Asia’s overland Hippie Trail was already a well-worn counterculture experience by the time recent business school grad Tony Wheeler and his wife Maureen published Across Asia on the Cheap in 1973. However, the guidebook broke ground by mainstreaming the globalized backpacker counterculture at the polarized height of the Cold War. Moreover, it brought a DIY aesthetic and strong opinions to the travel guidebook genre. The lasting effect was that the book (and its subsequent series) constituted an easy entrée to alternative, independent travel that could be devoured by the masses.

‘The Voyage of the Beagle’ by Charles Darwin

It’s hard to top the cultural impact and backlash created by Darwin’s “On the Origin of Species” and its fundamental challenge to religious belief systems. True, “On the Origin of Species” is a science book, but it would not have been possible without Darwin’s earlier five-year voyage around the Southern Hemisphere on the HMS Beagle, which led to his travel memoir, The Voyage of the Beagle. The book pondered mysteries of the species that Darwin encountered in distant lands and raised many questions that he only fulfilled in “On the Origin of Species.” Later editions of “The Voyage of the Beagle” were re-worded to incorporate evolutionary insight into his original travels.

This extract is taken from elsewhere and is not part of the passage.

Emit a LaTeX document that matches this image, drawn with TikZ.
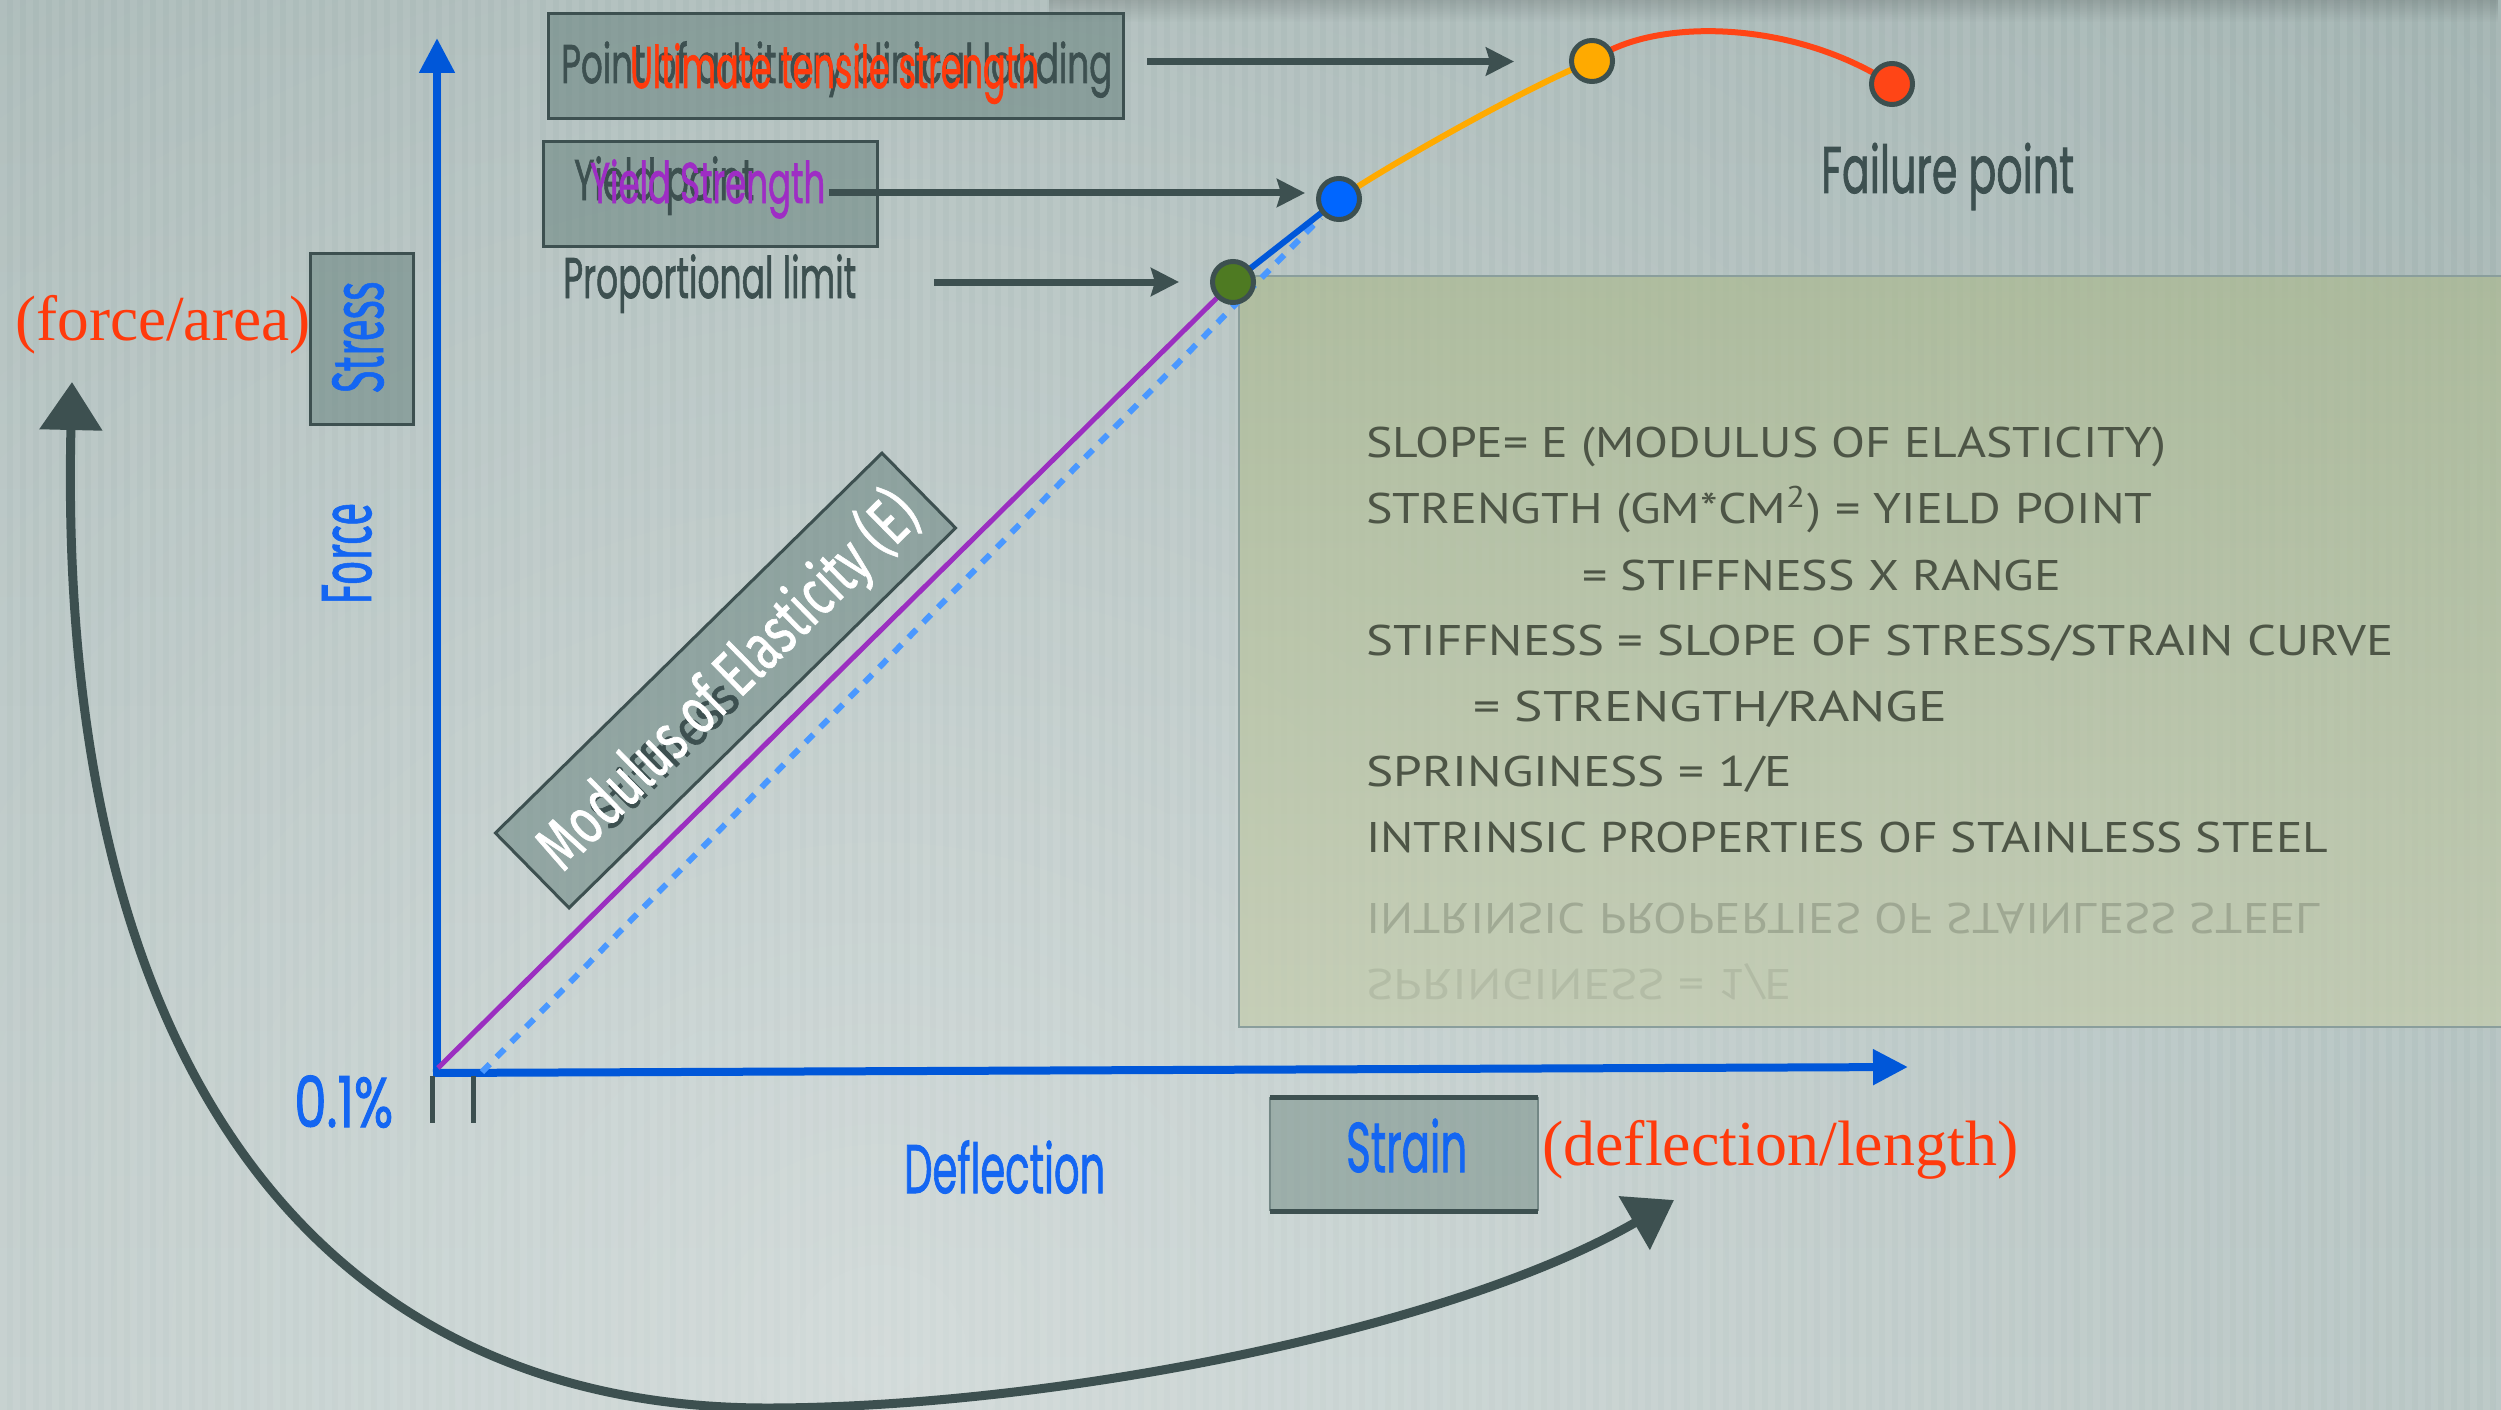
\documentclass[tikz,border=0pt]{standalone}
\usepackage{fontspec}
\usepackage{graphicx}
\usetikzlibrary{arrows.meta,fadings}
\newfontfamily\futura{Poppins}[FakeBold=1.5]
\newfontfamily\humanist{Fira Sans}[FakeBold=1.2]
\newfontfamily\serifred{Liberation Serif}
\newfontfamily\chalk{PT Sans}
% scale a text so that its width and its cap height take given values
\newcommand{\fitcap}[4]{\resizebox{#1}{#2}{#3\smash{#4}\vphantom{E}}}

\definecolor{bgtop}{HTML}{9EB0AE}
\definecolor{bgbot}{HTML}{ADBDBB}
\definecolor{slate}{HTML}{3D5050}
\definecolor{axisblue}{HTML}{0057D9}
\definecolor{labelblue}{HTML}{1466F2}
\definecolor{dashblue}{HTML}{4A98FF}
\definecolor{curvepurple}{HTML}{9B2FC0}
\definecolor{ysviolet}{HTML}{9E2DC4}
\definecolor{hotred}{HTML}{FF3A0C}
\definecolor{dotgreen}{HTML}{4E7A22}
\definecolor{dotblue}{HTML}{0066FF}
\definecolor{dotorange}{HTML}{FFAA00}
\definecolor{dotred}{HTML}{FF4516}
\definecolor{boxfill}{HTML}{5F7C77}
\definecolor{strainfill}{HTML}{6F8981}
\definecolor{panelA}{HTML}{ACBA91}
\definecolor{panelB}{HTML}{C4CCAC}
\definecolor{paneledge}{HTML}{8A9E9C}
\definecolor{paneltext}{HTML}{4D5546}

\tikzset{
  lbl/.style={inner sep=0pt, anchor=base west},
  greybox/.style={draw=slate, line width=3pt, fill=boxfill, fill opacity=0.5, inner sep=0pt},
  dot/.style={circle, draw=slate, line width=5pt, minimum size=41pt, inner sep=0pt},
  conn/.style={draw=slate, line width=7pt, -{Stealth[length=28pt,width=28pt,inset=4pt]}},
  axis/.style={draw=axisblue, line width=8pt, -{Triangle[length=35pt,width=34pt]}},
  sketchline/.style={draw=slate, line width=9pt, line cap=round},
}
\tikzfading[name=lightspot, inner color=transparent!55, outer color=transparent!100]
\tikzfading[name=topshadow, top color=transparent!0, bottom color=transparent!100]

\begin{document}
\begin{tikzpicture}[x=1pt, y=-1pt]
\useasboundingbox (0,0) rectangle (2501,1410);

% ---------- background ----------
\begin{scope}
  \clip (0,0) rectangle (2501,1410);
  \shade[top color=bgtop, bottom color=bgbot] (0,0) rectangle (2501,1410);
  \fill[white, path fading=lightspot] (880,1350) circle (2300);
  \foreach \i in {0,...,192} {
    \fill[white, opacity=0.07] (\i*13,0) rectangle ++(6.5,1410);
  }
  \fill[black, opacity=0.14, path fading=topshadow] (1050,0) rectangle (2501,22);
\end{scope}

% ---------- information panel ----------
\node[shade, top color=panelA, bottom color=panelB, opacity=0.7,
      minimum width=1262pt, minimum height=751pt, anchor=north west, inner sep=0pt]
      (panel) at (1239,276) {};
\draw[paneledge, line width=2pt] (panel.south east) -- (panel.south west) -- (panel.north west) -- (panel.north east);

\node[lbl, text=paneltext] (p1) at (1366,457) {\fitcap{800pt}{30pt}{\chalk}{SLOPE= E (MODULUS OF ELASTICITY)}};
\node[lbl, text=paneltext] (p2) at (1366,523) {\fitcap{786pt}{30pt}{\chalk}{STRENGTH (GM*CM\textsuperscript{2}) = YIELD POINT}};
\node[lbl, text=paneltext] (p3) at (1582,590) {\fitcap{479pt}{30pt}{\chalk}{= STIFFNESS X RANGE}};
\node[lbl, text=paneltext] (p4) at (1366,655) {\fitcap{1027pt}{30pt}{\chalk}{STIFFNESS = SLOPE OF STRESS/STRAIN CURVE}};
\node[lbl, text=paneltext] (p5) at (1473,721) {\fitcap{474pt}{30pt}{\chalk}{= STRENGTH/RANGE}};
\node[lbl, text=paneltext] (p6) at (1366,786) {\fitcap{426pt}{30pt}{\chalk}{SPRINGINESS = 1/E}};
\node[lbl, text=paneltext] (p7) at (1366,852) {\fitcap{962pt}{30pt}{\chalk}{INTRINSIC PROPERTIES OF STAINLESS STEEL}};
% mirrored echo of the last two lines
\node[lbl, text=paneltext, text opacity=0.28, yscale=-1] (r1) at (1366,903) {\fitcap{955pt}{30pt}{\chalk}{INTRINSIC PROPERTIES OF STAINLESS STEEL}};
\node[lbl, text=paneltext, text opacity=0.13, yscale=-1] (r2) at (1366,969) {\fitcap{426pt}{30pt}{\chalk}{SPRINGINESS = 1/E}};

% ---------- curved sketch arrow ----------
\draw[sketchline, {Triangle[length=48pt,width=61pt]}-{Triangle[length=46pt,width=60pt]}]
  (72,382) .. controls (56,1080) and (330,1408) .. (767,1408)
           .. controls (1050,1408) and (1450,1330) .. (1674,1200);

% ---------- axes ----------
\coordinate (O) at (438,1068);
\coordinate (dashstart) at (482,1072);
\draw[axis] (437,1077) -- (437,38);
\draw[axis] (433,1073) -- (1908,1067);
\draw[slate, line width=5pt] (432,1076) -- (432,1123);
\draw[slate, line width=5pt] (473,1076) -- (473,1123);

% ---------- stress-strain curve ----------
\coordinate (cpl) at (1233,282);
\coordinate (cyp) at (1339,199);
\coordinate (cuts) at (1592,61);
\coordinate (cfail) at (1892,84);
\draw[dashblue, line width=6pt, dash pattern=on 11pt off 10pt, shorten >=26pt] (dashstart) -- (cyp);
\draw[curvepurple, line width=5pt] (O) -- (cpl);
\draw[axisblue, line width=6pt] (cpl) -- (cyp);
\draw[dotorange, line width=6pt] (cyp) .. controls (1380,170) and (1530,85) .. (cuts);
\draw[dotred, line width=6pt] (cuts) .. controls (1650,18) and (1790,18) .. (cfail);

\node[dot, fill=dotgreen] (pl) at (cpl) {};
\node[dot, fill=dotblue] (yp) at (cyp) {};
\node[dot, fill=dotorange] (uts) at (cuts) {};
\node[dot, fill=dotred] (fail) at (cfail) {};

% ---------- labelled boxes at the top ----------
\node[greybox, minimum width=575pt, minimum height=105pt, anchor=north west] (ptbox) at (547,12) {};
\node[lbl, text=slate] (poc) at (561,83) {\fitcap{551pt}{38pt}{\futura}{Point of arbitrary clinical loading}};
\node[lbl, text=hotred] (utsl) at (630,88) {\fitcap{409pt}{41pt}{\futura}{Ultimate tensile strength}};

\node[greybox, minimum width=334pt, minimum height=105pt, anchor=north west] (ypbox) at (542,140) {};
\node[lbl, text=slate] (ypl) at (574,200) {\fitcap{180pt}{40pt}{\futura}{Yield point}};
\node[lbl, text=ysviolet] (ysl) at (590,203) {\fitcap{235pt}{40pt}{\futura}{Yield Strength}};

\node[lbl, text=slate] (pll) at (563,298) {\fitcap{293pt}{40pt}{\futura}{Proportional limit}};
\node[lbl, text=slate] (fpl) at (1821,193) {\fitcap{253pt}{46pt}{\futura}{Failure point}};

% ---------- pointer arrows ----------
\draw[conn, shorten <=22pt, shorten >=55pt] ([yshift=4.5pt]ptbox.east) -- ([yshift=4.5pt]ptbox.east -| uts.west);
\draw[conn, shorten <=4pt, shorten >=11pt] ([yshift=-10pt]ysl.east) -- ([yshift=-10pt]ysl.east -| yp.west);
\draw[conn, shorten <=78pt, shorten >=31pt] (pll.east |- pl.center) -- (pl.west);

% ---------- axis labels ----------
\node[greybox, minimum width=103pt, minimum height=171pt, anchor=north west] (stressbox) at (309,252) {};
\node[lbl, rotate=90, text=labelblue] (stressl) at (383,393) {\fitcap{111pt}{50pt}{\humanist}{Stress}};
\node[lbl, rotate=90, text=labelblue] (forcel) at (371,605) {\fitcap{102pt}{49pt}{\humanist}{Force}};
\node[lbl, text=hotred] (fa) at (15,340) {\fitcap{295pt}{42pt}{\serifred}{(force/area)}};

\node[lbl, text=labelblue] (zero) at (294,1127) {\fitcap{99pt}{49pt}{\futura}{0.1\%}};
\node[lbl, text=labelblue] (defl) at (904,1193) {\fitcap{201pt}{48pt}{\futura}{Deflection}};

\node[fill=strainfill, fill opacity=0.5, minimum width=268pt, minimum height=114pt, anchor=north west, inner sep=0pt] (strainbox) at (1270,1097) {};
\draw[paneledge!70!slate, line width=2pt] (strainbox.north west) -- (strainbox.south west);
\draw[paneledge!70!slate, line width=2pt] (strainbox.north east) -- (strainbox.south east);
\draw[slate, line width=5pt] (strainbox.north west) -- (strainbox.north east);
\draw[slate, line width=5pt] (strainbox.south west) -- (strainbox.south east);
\node[lbl, text=labelblue] (strainl) at (1346,1172) {\fitcap{121pt}{49pt}{\futura}{Strain}};
\node[lbl, text=hotred] (dl) at (1542,1165) {\fitcap{476pt}{42pt}{\serifred}{(deflection/length)}};

% ---------- slanted modulus label ----------
\node[greybox, minimum width=542pt, minimum height=105pt, rotate=44.5] (modbox) at (725.5,680.5) {};
\node[inner sep=0pt, rotate=44.5, text=slate] (stiffl) at (664,754) {\fitcap{185pt}{36pt}{\humanist}{Stiffness}};
\node[inner sep=0pt, rotate=44.5, text=white] (modl) at (727,680) {\fitcap{505pt}{45pt}{\humanist}{Modulus of Elasticity (E)}};

\end{tikzpicture}
\end{document}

‘The Worst Journey in the World’ by Apsley Cherry-Garrard

A survivor of Robert Falcon Scott’s tragic 1910-1913 Antarctic exploration, Cherry-Garrard went on to write one of the great adventure travel books. But a quick glance at the title should give the reader a sense that this is not your typical celebration of derring-do. Cherry-Garrard takes the romanticism out of the grand notion of British exploration but simultaneously unleashes a scathing critique of life back home. Travel writer and editor Hunter Slaton notes how the book values lonesome, wretched Antarctic adventure—frostbitten fingers and all—over a predictable, comfortable life back in England when Cherry-Garrard writes: “For we are a nation of shopkeepers, and no shopkeeper will look at research which does not promise him a financial return within a year. And so you will sledge nearly alone, but those with whom you sledge will not be shopkeepers: that is worth a good deal.”

‘The Travels of Marco Polo’ by Marco Polo and Rustichello da Pisa

OK, so maybe Marco Polo didn’t actually become the right-hand-man of Kublai Khan. Maybe he never met Kublai Khan at all. And, yes, the most famous Venetian of all time didn’t write the book—that was left to a ghostwriter and cellmate, Rustichello da Pisa, who probably interjected additional fictional elements (after all, da Pisa was a romance writer who had already knocked out a King Arthur book). Fact checking was piss poor in the 13th Century, so we’ll never really know the truth. All of that aside, few books inspired so many Europeans to seek fortune and adventure outside of Europe and, thereby, alter the world. One person known to have been heavily influenced by The Travels of Marco Polo was a Genoese guy named Columbus.

‘Nobody Said Not to Go—The Life, Loves, and Adventures of Emily Hahn’ by Ken Cuthbertson

Unaccompanied female travelers were still a rarity in America by the 1920s—and so Emily Hahn dressed as a boy on a cross-country car trip. By 1948, Hahn had moved to the Belgian Congo, crossed Central Africa on foot, entered into a turbulent affair with a Chinese poet in Shanghai, and had two children with Britain’s chief spy in Hong Kong. Top that in 2010, Bear Grylls. This biography is an engaging introduction to a complicated and strikingly progressive woman. Follow it up with some of Hahn’s own work: 52 books and more than 180 New Yorker articles.